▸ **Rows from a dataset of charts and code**
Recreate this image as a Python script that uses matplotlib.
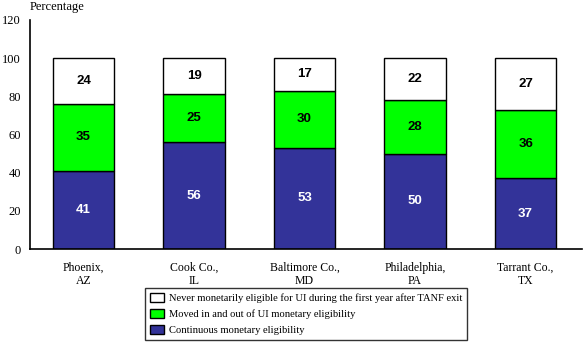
import matplotlib
matplotlib.use("Agg")
import matplotlib.pyplot as plt
import numpy as np
from matplotlib.patches import Patch

categories = ["Phoenix,\nAZ", "Cook Co.,\nIL", "Baltimore Co.,\nMD", "Philadelphia,\nPA", "Tarrant Co.,\nTX"]
continuous = [41, 56, 53, 50, 37]
moved = [35, 25, 30, 28, 36]
never = [24, 19, 17, 22, 27]
series_names = [
    "Never monetarily eligible for UI during the first year after TANF exit",
    "Moved in and out of UI monetary eligibility",
    "Continuous monetary eligibility",
]
yticks = [0, 20, 40, 60, 80, 100, 120]

navy = "#333399"
green = "#00FF00"
white = "#FFFFFF"

serif = ["Liberation Serif", "DejaVu Serif"]
sans = ["Liberation Sans", "DejaVu Sans"]

fig = plt.figure(figsize=(5.84, 3.44), dpi=100)
ax = fig.add_axes([30 / 584, 1 - 249 / 344, 552 / 584, 229 / 344])

x = np.arange(len(categories))
w = 0.555
ax.bar(x, continuous, w, color=navy, edgecolor="black", linewidth=1)
ax.bar(x, moved, w, bottom=continuous, color=green, edgecolor="black", linewidth=1)
bottom3 = np.array(continuous) + np.array(moved)
ax.bar(x, never, w, bottom=bottom3, color=white, edgecolor="black", linewidth=1)

for i in range(len(categories)):
    ax.text(x[i], continuous[i] / 2, str(continuous[i]), ha="center", va="center",
            color="white", fontweight="bold", family=sans, fontsize=9.5)
    ax.text(x[i], continuous[i] + moved[i] / 2, str(moved[i]), ha="center", va="center",
            color="black", fontweight="bold", family=sans, fontsize=9.5)
    ax.text(x[i], bottom3[i] + never[i] / 2, str(never[i]), ha="center", va="center",
            color="black", fontweight="bold", family=sans, fontsize=9.5)

ax.set_xlim(-0.484, 4.51)
ax.set_ylim(0, 120)
ax.set_yticks(yticks)
ax.set_yticklabels([str(t) for t in yticks], family=serif, fontsize=9)
ax.set_xticks(x)
ax.set_xticklabels(categories, family=serif, fontsize=8.5, linespacing=1.2)
ax.tick_params(axis="x", length=0, pad=9)
ax.tick_params(axis="y", length=0, pad=6.5)
for s in ["top", "right"]:
    ax.spines[s].set_visible(False)
for s in ["left", "bottom"]:
    ax.spines[s].set_linewidth(1.2)

fig.text(30 / 584, 1 - 7 / 344, "Percentage", family=serif, fontsize=9, va="center", ha="left")

handles = [
    Patch(facecolor=white, edgecolor="black", label=series_names[0]),
    Patch(facecolor=green, edgecolor="black", label=series_names[1]),
    Patch(facecolor=navy, edgecolor="black", label=series_names[2]),
]
leg = fig.legend(handles=handles, loc="center", bbox_to_anchor=(306 / 584, 1 - 314 / 344),
                 prop={"family": serif, "size": 7.6}, frameon=True, fancybox=False,
                 edgecolor="black", handlelength=1.3, handleheight=0.9, handletextpad=0.5,
                 labelspacing=0.55, borderpad=0.45, borderaxespad=0)
leg.get_frame().set_linewidth(1)

fig.savefig("out.png", dpi=100)
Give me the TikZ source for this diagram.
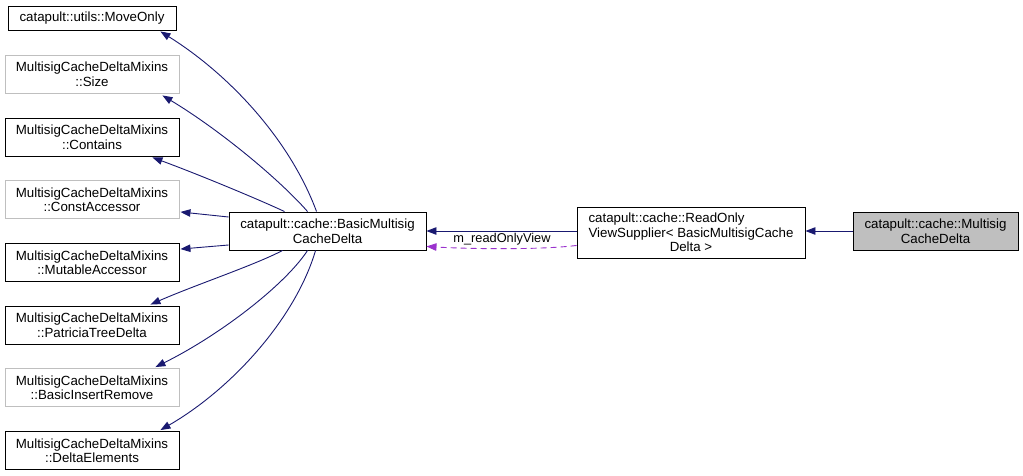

▸ **What to produce**
Repeat only what runs from the first line of the records above to the line with "fig.text(30 / 584, 1", both included, word for word, minus the pictures.

▸ **Result**
Recreate this image as a Python script that uses matplotlib.
import matplotlib
matplotlib.use("Agg")
import matplotlib.pyplot as plt
import numpy as np
from matplotlib.patches import Patch

categories = ["Phoenix,\nAZ", "Cook Co.,\nIL", "Baltimore Co.,\nMD", "Philadelphia,\nPA", "Tarrant Co.,\nTX"]
continuous = [41, 56, 53, 50, 37]
moved = [35, 25, 30, 28, 36]
never = [24, 19, 17, 22, 27]
series_names = [
    "Never monetarily eligible for UI during the first year after TANF exit",
    "Moved in and out of UI monetary eligibility",
    "Continuous monetary eligibility",
]
yticks = [0, 20, 40, 60, 80, 100, 120]

navy = "#333399"
green = "#00FF00"
white = "#FFFFFF"

serif = ["Liberation Serif", "DejaVu Serif"]
sans = ["Liberation Sans", "DejaVu Sans"]

fig = plt.figure(figsize=(5.84, 3.44), dpi=100)
ax = fig.add_axes([30 / 584, 1 - 249 / 344, 552 / 584, 229 / 344])

x = np.arange(len(categories))
w = 0.555
ax.bar(x, continuous, w, color=navy, edgecolor="black", linewidth=1)
ax.bar(x, moved, w, bottom=continuous, color=green, edgecolor="black", linewidth=1)
bottom3 = np.array(continuous) + np.array(moved)
ax.bar(x, never, w, bottom=bottom3, color=white, edgecolor="black", linewidth=1)

for i in range(len(categories)):
    ax.text(x[i], continuous[i] / 2, str(continuous[i]), ha="center", va="center",
            color="white", fontweight="bold", family=sans, fontsize=9.5)
    ax.text(x[i], continuous[i] + moved[i] / 2, str(moved[i]), ha="center", va="center",
            color="black", fontweight="bold", family=sans, fontsize=9.5)
    ax.text(x[i], bottom3[i] + never[i] / 2, str(never[i]), ha="center", va="center",
            color="black", fontweight="bold", family=sans, fontsize=9.5)

ax.set_xlim(-0.484, 4.51)
ax.set_ylim(0, 120)
ax.set_yticks(yticks)
ax.set_yticklabels([str(t) for t in yticks], family=serif, fontsize=9)
ax.set_xticks(x)
ax.set_xticklabels(categories, family=serif, fontsize=8.5, linespacing=1.2)
ax.tick_params(axis="x", length=0, pad=9)
ax.tick_params(axis="y", length=0, pad=6.5)
for s in ["top", "right"]:
    ax.spines[s].set_visible(False)
for s in ["left", "bottom"]:
    ax.spines[s].set_linewidth(1.2)

fig.text(30 / 584, 1 - 7 / 344, "Percentage", family=serif, fontsize=9, va="center", ha="left")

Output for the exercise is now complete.